**** The records ****

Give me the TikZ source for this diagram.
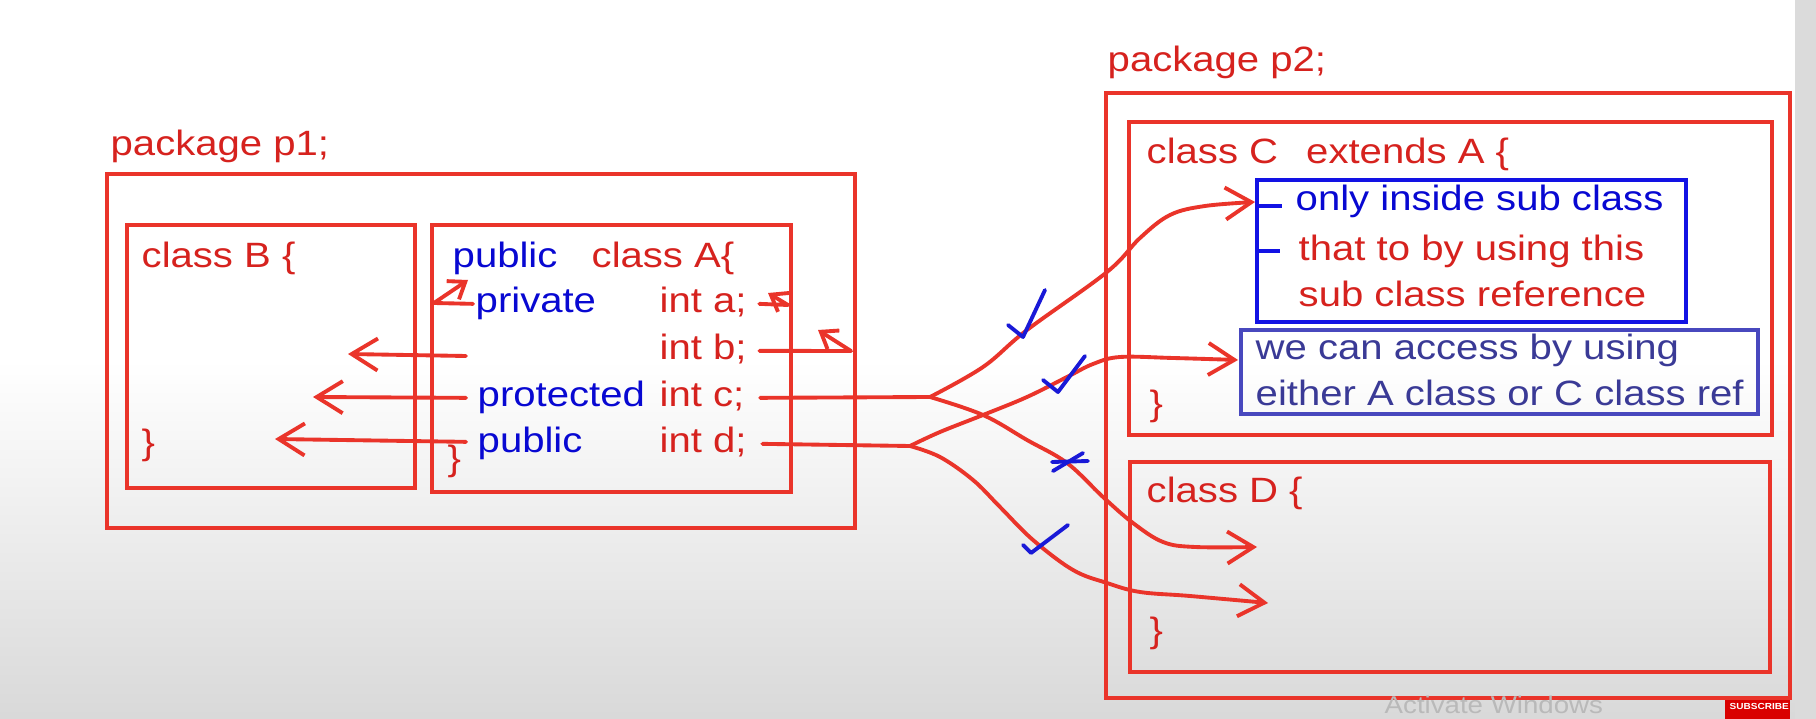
\documentclass[tikz,border=0pt]{standalone}
\usepackage{fontspec}
\setmainfont{Liberation Sans}[FakeStretch=1.14]
\usetikzlibrary{arrows.meta,calc}

\definecolor{boxred}{RGB}{234,52,42}
\definecolor{txtred}{RGB}{214,34,30}
\definecolor{txtblue}{RGB}{8,8,210}
\definecolor{boxblue}{RGB}{18,18,228}
\definecolor{slate}{RGB}{72,72,190}
\definecolor{slatetxt}{RGB}{58,58,150}
\definecolor{tickblue}{RGB}{25,25,215}

\tikzset{
  every node/.style={inner sep=0pt, anchor=base west, font=\fontsize{10}{12}\selectfont, text height=0.72em, text depth=0.2em},
  redtxt/.style={text=txtred},
  bluetxt/.style={text=txtblue},
  redbox/.style={draw=boxred, line width=1.15pt},
  pen/.style={draw=boxred, line width=1.1pt, line cap=round, line join=round},
  penarr/.style={pen, -{Straight Barb[length=2.6mm,width=3.2mm]}},
  smallarr/.style={pen, -{Straight Barb[length=1.5mm,width=2.2mm]}},
  tickmark/.style={draw=tickblue, line width=1.1pt, line cap=round, line join=round},
}

\begin{document}
\begin{tikzpicture}[x=0.01cm,y=-0.01cm]
\useasboundingbox (0,0) rectangle (1816,719);

\fill[white] (0,0) rectangle (1816,719);
\shade[top color=white, bottom color=gray!30] (0,360) rectangle (1816,719);
\fill[gray!28] (1795,0) rectangle (1816,719);

% package p1
\node[redtxt] (pkgone) at (110,156) {package p1;};
\draw[redbox] (107,174) rectangle (855,528);
\draw[redbox] (127,225) rectangle (415,488);
\draw[redbox] (432,225) rectangle (791,492);

\node[redtxt] (clsB) at (141,268) {class B \{};
\node[redtxt] (clsBend) at (141,455) {\}};

\node[bluetxt] (pubA) at (452,268) {public};
\node[redtxt] (clsA) at (591,268) {class A\{};
\node[bluetxt] (priv) at (475,313) {private};
\node[redtxt] (inta) at (659,313) {int a;};
\node[redtxt] (intb) at (659,360) {int b;};
\node[bluetxt] (prot) at (477,407) {protected};
\node[redtxt] (intc) at (659,407) {int c;};
\node[bluetxt] (pubd) at (477,453) {public};
\node[redtxt] (intd) at (659,453) {int d;};
\node[redtxt] (clsAend) at (447,471) {\}};

% package p2
\node[redtxt] (pkgtwo) at (1107,72) {package p2;};
\draw[redbox] (1106,93) rectangle (1790,698);
\draw[redbox] (1129,122) rectangle (1772,435);
\node[redtxt] (clsC) at (1146,164) {class C\hspace{0.8em}extends A \{};

\draw[boxblue, line width=1.15pt] (1257,180) rectangle (1686,322);
\draw[boxblue, line width=1.4pt] (1259,206) -- (1282,206);
\draw[boxblue, line width=1.4pt] (1259,251) -- (1280,251);
\node[bluetxt] (onlyin) at (1295,211) {only inside sub class};
\node[redtxt] (thatto) at (1298,261) {that to by using this};
\node[redtxt] (subref) at (1298,307) {sub class reference};

\draw[slate, line width=1pt] (1241,330) rectangle (1758,414);
\node[text=slatetxt] (weacc) at (1255,360) {we can access by using};
\node[text=slatetxt] (either) at (1255,406) {either A class or C class ref};
\node[redtxt] (clsCend) at (1149,416) {\}};

\draw[redbox] (1130,462) rectangle (1770,672);
\node[redtxt] (clsD) at (1146,502) {class D \{};
\node[redtxt] (clsDend) at (1149,642) {\}};

% inside p1
\coordinate (fromb) at (466,356);
\coordinate (tipb) at (348,354);
\coordinate (tipc) at (313,397);
\coordinate (tipd) at (275,439);
\draw[penarr] (fromb) -- (tipb);
\draw[penarr] ($(prot.west)+(-11,0)$) -- (tipc);
\draw[penarr] ($(pubd.west)+(-11,-2)$) -- (tipd);

\coordinate (hook) at (434,303);
\coordinate (hooktip) at (468,280);
\draw[smallarr] ($(priv.west)+(-2,0)$) -- (hook) -- (hooktip);

\coordinate (acorner) at (788,305);
\coordinate (atip) at (768,293);
\draw[smallarr] ($(inta.east)+(12,0)$) -- (acorner) -- (atip);

\coordinate (bcorner) at (851,351);
\coordinate (btip) at (818,330);
\draw[smallarr] ($(intb.east)+(12,0)$) -- (bcorner) -- (btip);

% to package p2
\coordinate (forkc) at (930,397);
\coordinate (forkd) at (910,446);
\draw[pen] ($(intc.east)+(15,0)$) -- (forkc);
\draw[pen] ($(intd.east)+(15,0)$) -- (forkd);

\draw[penarr] plot[smooth, tension=0.6] coordinates {(forkc) (983,367) (1027,330) (1107,272) (1140,238) (1170,215) (1205,206) (1255,202)};
\draw[penarr] plot[smooth, tension=0.6] coordinates {(forkc) (983,415) (1027,440) (1067,463) (1103,497) (1133,523) (1163,542) (1195,547) (1257,547)};
\draw[penarr] plot[smooth, tension=0.6] coordinates {(forkd) (940,432) (983,415) (1027,397) (1067,377) (1093,364) (1120,357) (1173,358) (1238,360)};
\draw[penarr] plot[smooth, tension=0.6] coordinates {(forkd) (940,457) (973,480) (1000,507) (1033,540) (1073,570) (1107,583) (1140,592) (1190,596) (1268,603)};

\draw[tickmark] (1008,325) -- (1023,337) -- (1045,290);
\draw[tickmark] (1043,380) -- (1058,392) -- (1085,356);
\draw[tickmark] (1052,462) -- (1088,461);
\draw[tickmark] (1053,471) -- (1083,453);
\draw[tickmark] (1023,545) -- (1031,553) -- (1068,525);

\node[text=gray!55, font=\fontsize{6.9}{8}\selectfont] (actwin) at (1384,713) {Activate Windows};
\fill[red!85!black] (1725,700) rectangle (1790,719);
\node[text=white, font=\bfseries\fontsize{2.5}{3}\selectfont] (subscr) at (1729,709) {SUBSCRIBE};

\end{tikzpicture}
\end{document}
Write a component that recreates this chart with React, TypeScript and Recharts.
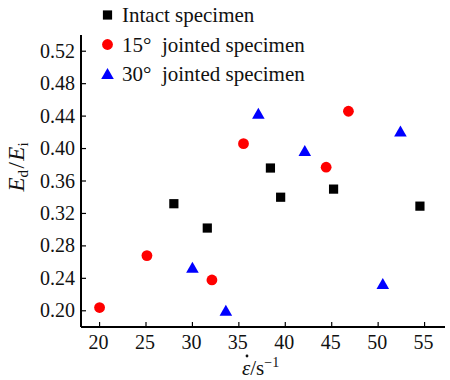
import { ScatterChart, Scatter, XAxis, YAxis, Legend, Label } from 'recharts'

// strain rate (1/s) and dynamic/initial modulus ratio for each specimen group
const intactRate = [28.0, 31.6, 38.4, 39.5, 45.2, 54.5]
const intactRatio = [0.332, 0.302, 0.376, 0.34, 0.35, 0.329]

const joint15Rate = [20.0, 25.1, 32.1, 35.5, 44.4, 46.8]
const joint15Ratio = [0.204, 0.268, 0.238, 0.406, 0.377, 0.446]

const joint30Rate = [30.0, 33.6, 37.1, 42.1, 50.5, 52.4]
const joint30Ratio = [0.253, 0.2, 0.443, 0.397, 0.233, 0.421]

const xTicks = [20, 25, 30, 35, 40, 45, 50, 55]
const yTicks = [0.2, 0.24, 0.28, 0.32, 0.36, 0.4, 0.44, 0.48, 0.52]

const FONT = '"Liberation Serif", "Times New Roman", serif'
const serif = { fontFamily: FONT }

const toPoints = (xs: number[], ys: number[]) => xs.map((x, i) => ({ x, y: ys[i] }))

type DotProps = { cx?: number; cy?: number; fill?: string }

function SquareDot({ cx, cy, fill }: DotProps) {
  if (typeof cx !== 'number' || typeof cy !== 'number') return null
  return <rect x={cx - 4.6} y={cy - 4.6} width={9.2} height={9.2} fill={fill} />
}

function CircleDot({ cx, cy, fill }: DotProps) {
  if (typeof cx !== 'number' || typeof cy !== 'number') return null
  return <circle cx={cx} cy={cy} r={5.4} fill={fill} />
}

function TriangleDot({ cx, cy, fill }: DotProps) {
  if (typeof cx !== 'number' || typeof cy !== 'number') return null
  const pts = `${cx},${cy - 6} ${cx + 6.3},${cy + 5} ${cx - 6.3},${cy + 5}`
  return <polygon points={pts} fill={fill} />
}

// legend marker per series colour, rows kept in series order
const LEGEND_ROWS = [
  { color: '#000000', Marker: SquareDot },
  { color: '#ff0000', Marker: CircleDot },
  { color: '#0000ff', Marker: TriangleDot },
]

type LegendItem = { value?: string; color?: string }

function SpecimenLegend({ payload }: { payload?: LegendItem[] }) {
  const items = payload ?? []
  return (
    <svg width={360} height={92} style={{ display: 'block' }}>
      {LEGEND_ROWS.map((row, i) => {
        const item = items.find((p) => p.color === row.color)
        if (!item) return null
        const cy = 15 + i * 29.5
        return (
          <g key={row.color}>
            <row.Marker cx={107.5} cy={cy} fill={row.color} />
            <text x={122} y={cy + 7} fontSize={21} fill="#111" style={serif}>
              {item.value}
            </text>
          </g>
        )
      })}
    </svg>
  )
}

type TickProps = { x?: number; y?: number; payload?: { value: number } }

function YTick({ x = 0, y = 0, payload }: TickProps) {
  return (
    <text x={x} y={y + 6.6} textAnchor="end" fontSize={20} fill="#111" style={serif}>
      {payload ? payload.value.toFixed(2) : ''}
    </text>
  )
}

function XTick({ x = 0, y = 0, payload }: TickProps) {
  return (
    <text x={x - 1} y={y + 12.5} textAnchor="middle" fontSize={20} fill="#111" style={serif}>
      {payload ? payload.value : ''}
    </text>
  )
}

type Box = { x: number; y: number; width: number; height: number }

function YTitle({ viewBox }: { viewBox?: Box }) {
  if (!viewBox) return null
  const cx = 24
  const cy = viewBox.y + viewBox.height / 2 - 14
  return (
    <text
      x={cx}
      y={cy}
      transform={`rotate(-90, ${cx}, ${cy})`}
      textAnchor="middle"
      fontSize={23}
      fill="#111"
      style={serif}
    >
      <tspan fontStyle="italic">E</tspan>
      <tspan fontSize={15} dy={4}>d</tspan>
      <tspan dx={1.5} dy={-4}>/</tspan>
      <tspan dx={1.5} fontStyle="italic">E</tspan>
      <tspan fontSize={15} dy={4}>i</tspan>
    </text>
  )
}

function XTitle({ viewBox }: { viewBox?: Box }) {
  if (!viewBox) return null
  const x0 = viewBox.x + viewBox.width / 2 - 21
  return (
    <g fill="#111">
      <text x={x0} y={375} fontSize={21} style={serif}>
        <tspan fontStyle="italic">{'\u03b5'}</tspan>
        <tspan>/s</tspan>
        <tspan fontSize={14} dy={-8}>{'\u22121'}</tspan>
      </text>
      {/* rate dot over epsilon */}
      <circle cx={x0 + 5} cy={356} r={1.4} />
    </g>
  )
}

export default function App() {
  return (
    <div
      style={{
        position: 'absolute',
        left: 0,
        top: 0,
        width: 450,
        height: 380,
        background: '#fff',
        fontFamily: FONT,
      }}
    >
      <ScatterChart width={450} height={380} margin={{ top: 35, right: 5, bottom: 0, left: 0 }}>
        <XAxis
          type="number"
          dataKey="x"
          domain={[18, 57.2]}
          ticks={xTicks}
          allowDataOverflow
          height={53}
          tickSize={-5}
          tickMargin={14}
          axisLine={{ stroke: '#000', strokeWidth: 2 }}
          tickLine={{ stroke: '#000', strokeWidth: 1.2 }}
          tick={<XTick />}
        >
          <Label content={<XTitle />} />
        </XAxis>
        <YAxis
          type="number"
          dataKey="y"
          domain={[0.18, 0.54]}
          ticks={yTicks}
          allowDataOverflow
          width={81}
          tickSize={-5}
          tickMargin={11}
          axisLine={{ stroke: '#000', strokeWidth: 2 }}
          tickLine={{ stroke: '#000', strokeWidth: 1.2 }}
          tick={<YTick />}
        >
          <Label content={<YTitle />} />
        </YAxis>
        <Legend
          layout="vertical"
          align="center"
          verticalAlign="middle"
          wrapperStyle={{ top: 0, left: 0, width: 360 }}
          content={<SpecimenLegend />}
        />
        <Scatter
          name="Intact specimen"
          data={toPoints(intactRate, intactRatio)}
          fill="#000000"
          shape={<SquareDot />}
          isAnimationActive={false}
        />
        <Scatter
          name={'15\u00b0\u00a0\u00a0jointed specimen'}
          data={toPoints(joint15Rate, joint15Ratio)}
          fill="#ff0000"
          shape={<CircleDot />}
          isAnimationActive={false}
        />
        <Scatter
          name={'30\u00b0\u00a0\u00a0jointed specimen'}
          data={toPoints(joint30Rate, joint30Ratio)}
          fill="#0000ff"
          shape={<TriangleDot />}
          isAnimationActive={false}
        />
      </ScatterChart>
    </div>
  )
}
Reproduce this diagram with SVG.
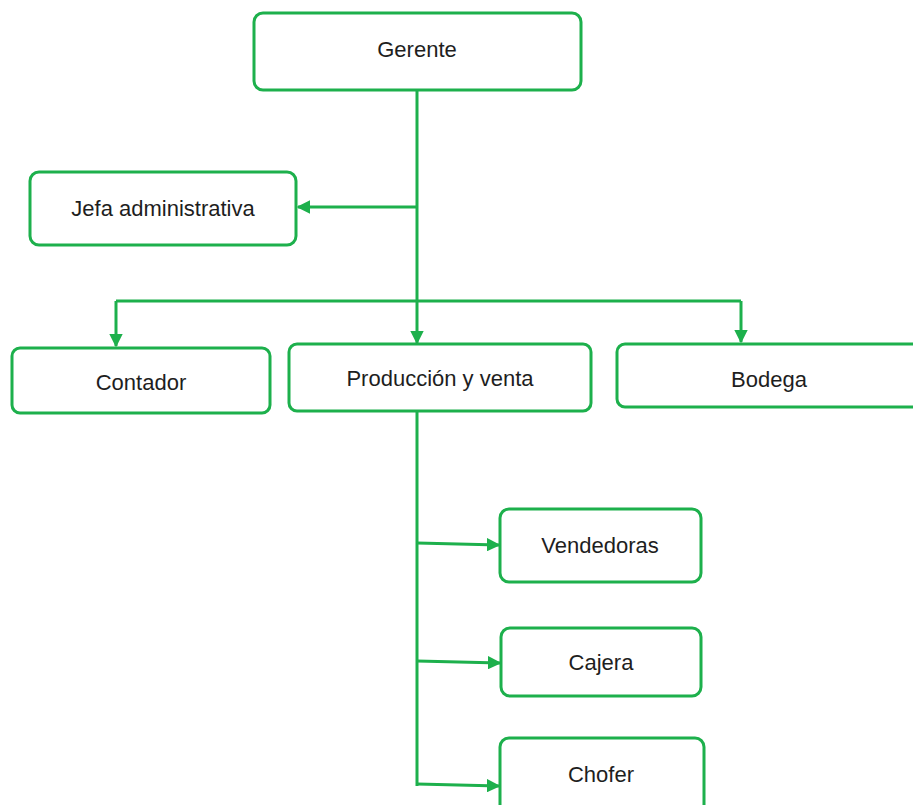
<svg xmlns="http://www.w3.org/2000/svg" width="913" height="805" viewBox="0 0 913 805">
<style>
.box{fill:#fff;stroke:#1db04c;stroke-width:3}
.t{font-family:"Liberation Sans",Arial,sans-serif;font-size:22px;fill:#1e1e1e;text-anchor:middle;dominant-baseline:central}
.c{fill:none;stroke:#1db04c;stroke-width:3}
</style>
<defs>
<marker id="ah" viewBox="0 0 10 10" refX="9" refY="5" markerWidth="4.5" markerHeight="4.5" orient="auto" markerUnits="strokeWidth">
<path d="M0,0 L10,5 L0,10 z" fill="#1db04c"/>
</marker>
</defs>
<rect width="913" height="805" fill="#fff"/>
<g id="connectors">
<path class="c" d="M417,90 V207 M417,207 H298" marker-end="url(#ah)"/>
<path class="c" d="M417,207 V343" marker-end="url(#ah)"/>
<path class="c" d="M116,301 H741"/>
<path class="c" d="M116,301 V346" marker-end="url(#ah)"/>
<path class="c" d="M741,301 V342" marker-end="url(#ah)"/>
<path class="c" d="M417,412 V786"/>
<path class="c" d="M417,543 L499,545" marker-end="url(#ah)"/>
<path class="c" d="M417,661 L500,663" marker-end="url(#ah)"/>
<path class="c" d="M417,784 L499,786" marker-end="url(#ah)"/>
</g>
<g id="gerente"><rect class="box" x="254" y="13" width="327" height="77" rx="9"/><text class="t" x="417" y="49">Gerente</text></g>
<g id="jefa"><rect class="box" x="30" y="172" width="266" height="73" rx="9"/><text class="t" x="163" y="208">Jefa administrativa</text></g>
<g id="contador"><rect class="box" x="12" y="348" width="258" height="65" rx="8"/><text class="t" x="141" y="382">Contador</text></g>
<g id="produccion"><rect class="box" x="289" y="344" width="302" height="67" rx="8"/><text class="t" x="440" y="378">Producción y venta</text></g>
<g id="bodega"><rect class="box" x="617" y="344" width="310" height="63" rx="8"/><text class="t" x="769" y="379">Bodega</text></g>
<g id="vendedoras"><rect class="box" x="500" y="509" width="201" height="73" rx="9"/><text class="t" x="600" y="545">Vendedoras</text></g>
<g id="cajera"><rect class="box" x="501" y="628" width="200" height="68" rx="9"/><text class="t" x="601" y="662">Cajera</text></g>
<g id="chofer"><rect class="box" x="500" y="738" width="204" height="80" rx="9"/><text class="t" x="601" y="774">Chofer</text></g>
</svg>
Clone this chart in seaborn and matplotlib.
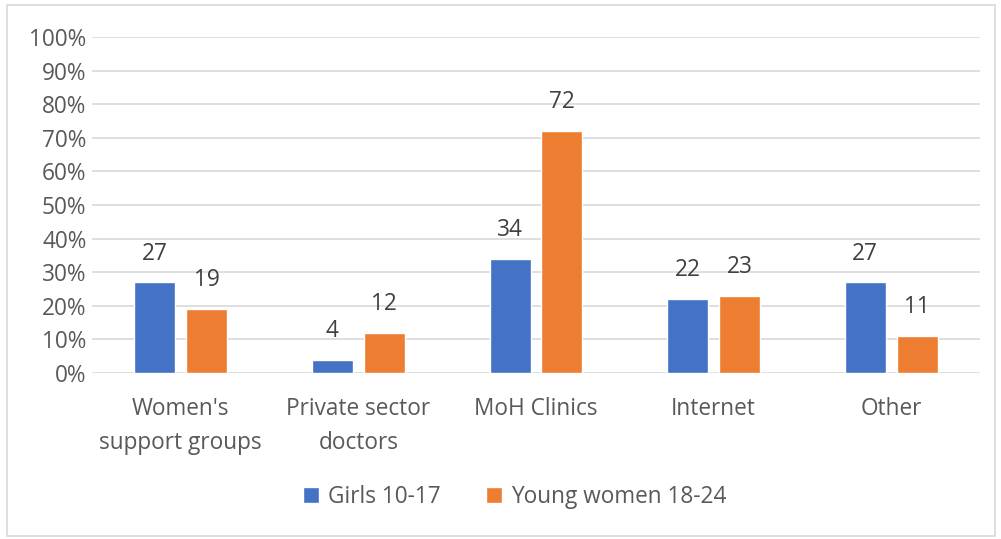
import matplotlib
matplotlib.use("Agg")
import matplotlib.pyplot as plt
import seaborn as sns
import pandas as pd
from matplotlib.patches import Rectangle
from matplotlib.ticker import FuncFormatter

categories = ["Women's\nsupport groups", "Private sector\ndoctors", "MoH Clinics", "Internet", "Other"]
series_names = ["Girls 10-17", "Young women 18-24"]
girls = [27, 4, 34, 22, 27]
young_women = [19, 12, 72, 23, 11]
y_ticks = list(range(0, 101, 10))

colors = ["#4472C4", "#ED7D31"]
text_gray = "#595959"
fs = 16.3

df = pd.DataFrame({
    "source": categories * 2,
    "group": [series_names[0]] * len(categories) + [series_names[1]] * len(categories),
    "value": girls + young_women,
})

sns.set_theme(style="white")
plt.rcParams["font.family"] = ["Open Sans", "DejaVu Sans"]

fig = plt.figure(figsize=(10.01, 5.39), dpi=100)
ax = fig.add_axes([92 / 1001, 166 / 539, 888 / 1001, 336 / 539])

sns.barplot(data=df, x="source", y="value", hue="group", order=categories,
            hue_order=series_names, palette=colors, width=0.585, gap=0.21,
            saturation=1, ax=ax, legend=True, zorder=3)

ax.set_ylim(0, 100)
ax.set_xlim(-0.5, len(categories) - 0.5)
ax.set_yticks(y_ticks)
ax.yaxis.set_major_formatter(FuncFormatter(lambda v, _: f"{int(v)}%"))
ax.grid(axis="y", color="#d9d9d9", linewidth=1.2, zorder=0)
ax.grid(axis="x", visible=False)
for s in ax.spines.values():
    s.set_visible(False)
ax.tick_params(axis="y", length=0, labelsize=fs, labelcolor=text_gray, pad=4)
ax.tick_params(axis="x", length=0, labelsize=fs, labelcolor=text_gray, pad=17)
for lbl in ax.get_xticklabels():
    lbl.set_linespacing(1.6)
ax.set_xlabel("")
ax.set_ylabel("")

for container in ax.containers:
    ax.bar_label(container, fmt="%d", padding=12, fontsize=fs, color="#404040")

handles, labels = ax.get_legend_handles_labels()
ax.legend(handles, labels, loc="center", bbox_to_anchor=(515 / 1001, 42 / 539),
          bbox_transform=fig.transFigure, ncol=2, frameon=False, fontsize=fs,
          handlelength=0.7, handleheight=0.7, handletextpad=0.4, columnspacing=2.0,
          labelcolor=text_gray)

fig.patches.append(Rectangle((7 / 1001, 3 / 539), 988 / 1001, 531 / 539,
                             transform=fig.transFigure, fill=False,
                             edgecolor="#d9d9d9", linewidth=1.2))

fig.savefig("out.png", dpi=100)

****

In the records above, find the line with "Clone this chart in seaborn and matplotlib." and the line with "from matplotlib.ticker import FuncFormatter", then restate word for word only those two lines and all lines between, omitting pictures.

Task response>
Clone this chart in seaborn and matplotlib.
import matplotlib
matplotlib.use("Agg")
import matplotlib.pyplot as plt
import seaborn as sns
import pandas as pd
from matplotlib.patches import Rectangle
from matplotlib.ticker import FuncFormatter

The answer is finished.